▶ _WHAT IS EXPECTED_
Every entry that follows should be repeated exactly; drop the images.

▶ _RECORD EXCERPTS_
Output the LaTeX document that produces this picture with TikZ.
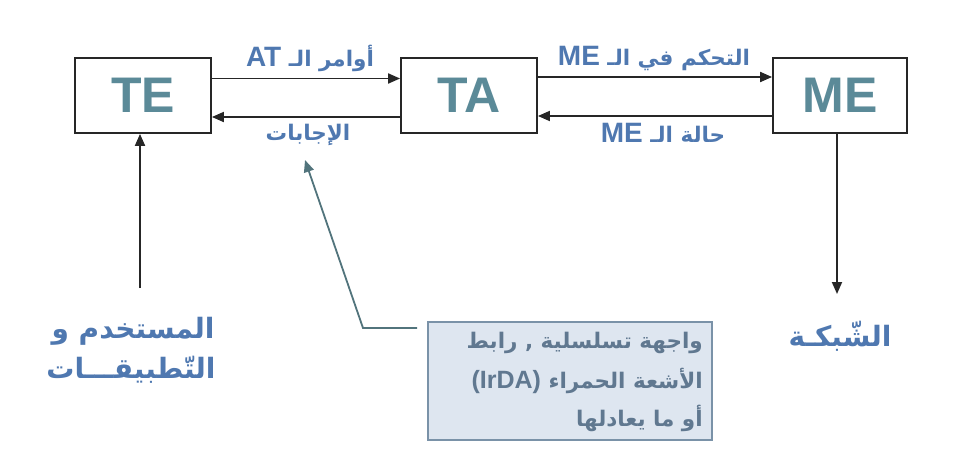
\documentclass[tikz,border=0pt]{standalone}
\usepackage{fontspec}
\usetikzlibrary{arrows.meta}
\setmainfont{Liberation Sans}
\newfontfamily\arabicfont[Script=Arabic]{DejaVu Sans}
\newfontfamily\latinfont{Liberation Sans}
\TeXXeTstate=1
\definecolor{boxtext}{HTML}{5B8A98}
\definecolor{lbl}{HTML}{4F78B0}
\definecolor{infofill}{HTML}{DEE6F0}
\definecolor{infoline}{HTML}{7A92A8}
\definecolor{leader}{HTML}{52747C}
\definecolor{infotext}{HTML}{607890}
\tikzset{
  unitbox/.style={draw=black!85, line width=1.8pt, fill=white, minimum width=136pt, minimum height=75pt,
    inner sep=0pt, font=\latinfont\bfseries\fontsize{50}{50}\selectfont, text=boxtext},
  arr/.style={draw=black!85, line width=1.8pt, -{Triangle[length=12pt,width=10pt]}},
  lab/.style={text=lbl, font=\arabicfont\bfseries\fontsize{21.5}{24}\selectfont, inner sep=0pt},
  biglab/.style={text=lbl, font=\arabicfont\bfseries\fontsize{28}{32}\selectfont, inner sep=0pt},
  infolab/.style={text=infotext, font=\arabicfont\bfseries\fontsize{21.5}{25}\selectfont, inner sep=0pt, anchor=east},
}
\begin{document}
\begin{tikzpicture}[x=1pt,y=-1pt]
\useasboundingbox (0,0) rectangle (978,471);
\node[unitbox] (TE) at (143,95.5) {TE};
\node[unitbox] (TA) at (469,95.5) {TA};
\node[unitbox, minimum width=134pt] (ME) at (840,95.5) {ME};
\draw[arr] ([yshift=17pt]TE.east) -- ([yshift=17pt]TA.west);
\draw[arr] ([yshift=-21.5pt]TA.west) -- ([yshift=-21.5pt]TE.east);
\draw[arr] ([yshift=18.5pt]TA.east) -- ([yshift=18.5pt]ME.west);
\draw[arr] ([yshift=-20.5pt]ME.west) -- ([yshift=-20.5pt]TA.east);
\node[lab] (l1) at (310,58) {\beginR أوامر الـ {\latinfont\fontsize{28}{28}\selectfont\beginL AT\endL}\endR};
\node[lab] (l2) at (308,135) {\beginR الإجابات\endR};
\node[lab] (l3) at (654,58) {\beginR التحكم في الـ {\latinfont\fontsize{28}{28}\selectfont\beginL ME\endL}\endR};
\node[lab] (l4) at (663,133) {\beginR حالة الـ {\latinfont\fontsize{28}{28}\selectfont\beginL ME\endL}\endR};
\node[biglab] (user1) at (133,331) {\beginR المستخدم و\endR};
\node[biglab] (user2) at (131,370) {\beginR التّطبيقـــات\endR};
\node[biglab] (net) at (840,336) {\beginR الشّبكـة\endR};
\coordinate (ua) at (140,288);
\draw[arr] (ua) -- (ua |- TE.south);
\coordinate (na) at (837,294);
\draw[arr] (na |- ME.south) -- (na);
\node[draw=infoline, line width=1.8pt, fill=infofill, minimum width=284pt, minimum height=118pt, inner sep=0pt] (info) at (570,381) {};
\node[infolab] (i1) at (703,343) {\beginR واجهة تسلسلية , رابط\endR};
\node[infolab] (i2) at (703,381) {\beginR الأشعة الحمراء {\latinfont\fontsize{25}{25}\selectfont\beginL(IrDA)\endL}\endR};
\node[infolab] (i3) at (703,418) {\beginR أو ما يعادلها\endR};
\coordinate (bend) at (363,328);
\coordinate (lt) at (305,160);
\draw[leader, line width=1.8pt, -{Triangle[length=12pt,width=10pt]}] ([xshift=-10pt]info.west |- bend) -- (bend) -- (lt);
\end{tikzpicture}
\end{document}
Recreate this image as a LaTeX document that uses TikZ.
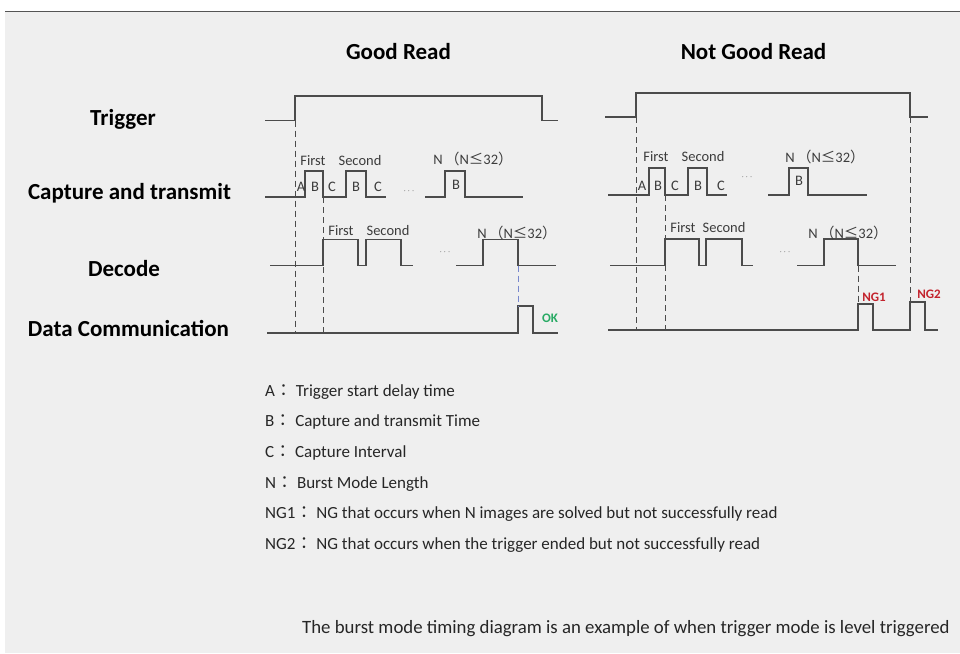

▶ _ANSWER BELOW_
Output the LaTeX document that produces this picture with TikZ.
\documentclass[tikz,border=0pt]{standalone}
\usepackage{fontspec}
\usetikzlibrary{arrows.meta}
\setmainfont{Liberation Sans}
\newfontfamily\arabicfont[Script=Arabic]{DejaVu Sans}
\newfontfamily\latinfont{Liberation Sans}
\TeXXeTstate=1
\definecolor{boxtext}{HTML}{5B8A98}
\definecolor{lbl}{HTML}{4F78B0}
\definecolor{infofill}{HTML}{DEE6F0}
\definecolor{infoline}{HTML}{7A92A8}
\definecolor{leader}{HTML}{52747C}
\definecolor{infotext}{HTML}{607890}
\tikzset{
  unitbox/.style={draw=black!85, line width=1.8pt, fill=white, minimum width=136pt, minimum height=75pt,
    inner sep=0pt, font=\latinfont\bfseries\fontsize{50}{50}\selectfont, text=boxtext},
  arr/.style={draw=black!85, line width=1.8pt, -{Triangle[length=12pt,width=10pt]}},
  lab/.style={text=lbl, font=\arabicfont\bfseries\fontsize{21.5}{24}\selectfont, inner sep=0pt},
  biglab/.style={text=lbl, font=\arabicfont\bfseries\fontsize{28}{32}\selectfont, inner sep=0pt},
  infolab/.style={text=infotext, font=\arabicfont\bfseries\fontsize{21.5}{25}\selectfont, inner sep=0pt, anchor=east},
}
\begin{document}
\begin{tikzpicture}[x=1pt,y=-1pt]
\useasboundingbox (0,0) rectangle (978,471);
\node[unitbox] (TE) at (143,95.5) {TE};
\node[unitbox] (TA) at (469,95.5) {TA};
\node[unitbox, minimum width=134pt] (ME) at (840,95.5) {ME};
\draw[arr] ([yshift=17pt]TE.east) -- ([yshift=17pt]TA.west);
\draw[arr] ([yshift=-21.5pt]TA.west) -- ([yshift=-21.5pt]TE.east);
\draw[arr] ([yshift=18.5pt]TA.east) -- ([yshift=18.5pt]ME.west);
\draw[arr] ([yshift=-20.5pt]ME.west) -- ([yshift=-20.5pt]TA.east);
\node[lab] (l1) at (310,58) {\beginR أوامر الـ {\latinfont\fontsize{28}{28}\selectfont\beginL AT\endL}\endR};
\node[lab] (l2) at (308,135) {\beginR الإجابات\endR};
\node[lab] (l3) at (654,58) {\beginR التحكم في الـ {\latinfont\fontsize{28}{28}\selectfont\beginL ME\endL}\endR};
\node[lab] (l4) at (663,133) {\beginR حالة الـ {\latinfont\fontsize{28}{28}\selectfont\beginL ME\endL}\endR};
\node[biglab] (user1) at (133,331) {\beginR المستخدم و\endR};
\node[biglab] (user2) at (131,370) {\beginR التّطبيقـــات\endR};
\node[biglab] (net) at (840,336) {\beginR الشّبكـة\endR};
\coordinate (ua) at (140,288);
\draw[arr] (ua) -- (ua |- TE.south);
\coordinate (na) at (837,294);
\draw[arr] (na |- ME.south) -- (na);
\node[draw=infoline, line width=1.8pt, fill=infofill, minimum width=284pt, minimum height=118pt, inner sep=0pt] (info) at (570,381) {};
\node[infolab] (i1) at (703,343) {\beginR واجهة تسلسلية , رابط\endR};
\node[infolab] (i2) at (703,381) {\beginR الأشعة الحمراء {\latinfont\fontsize{25}{25}\selectfont\beginL(IrDA)\endL}\endR};
\node[infolab] (i3) at (703,418) {\beginR أو ما يعادلها\endR};
\coordinate (bend) at (363,328);
\coordinate (lt) at (305,160);
\draw[leader, line width=1.8pt, -{Triangle[length=12pt,width=10pt]}] ([xshift=-10pt]info.west |- bend) -- (bend) -- (lt);
\end{tikzpicture}
\end{document}
Recreate this image as a LaTeX document that uses TikZ.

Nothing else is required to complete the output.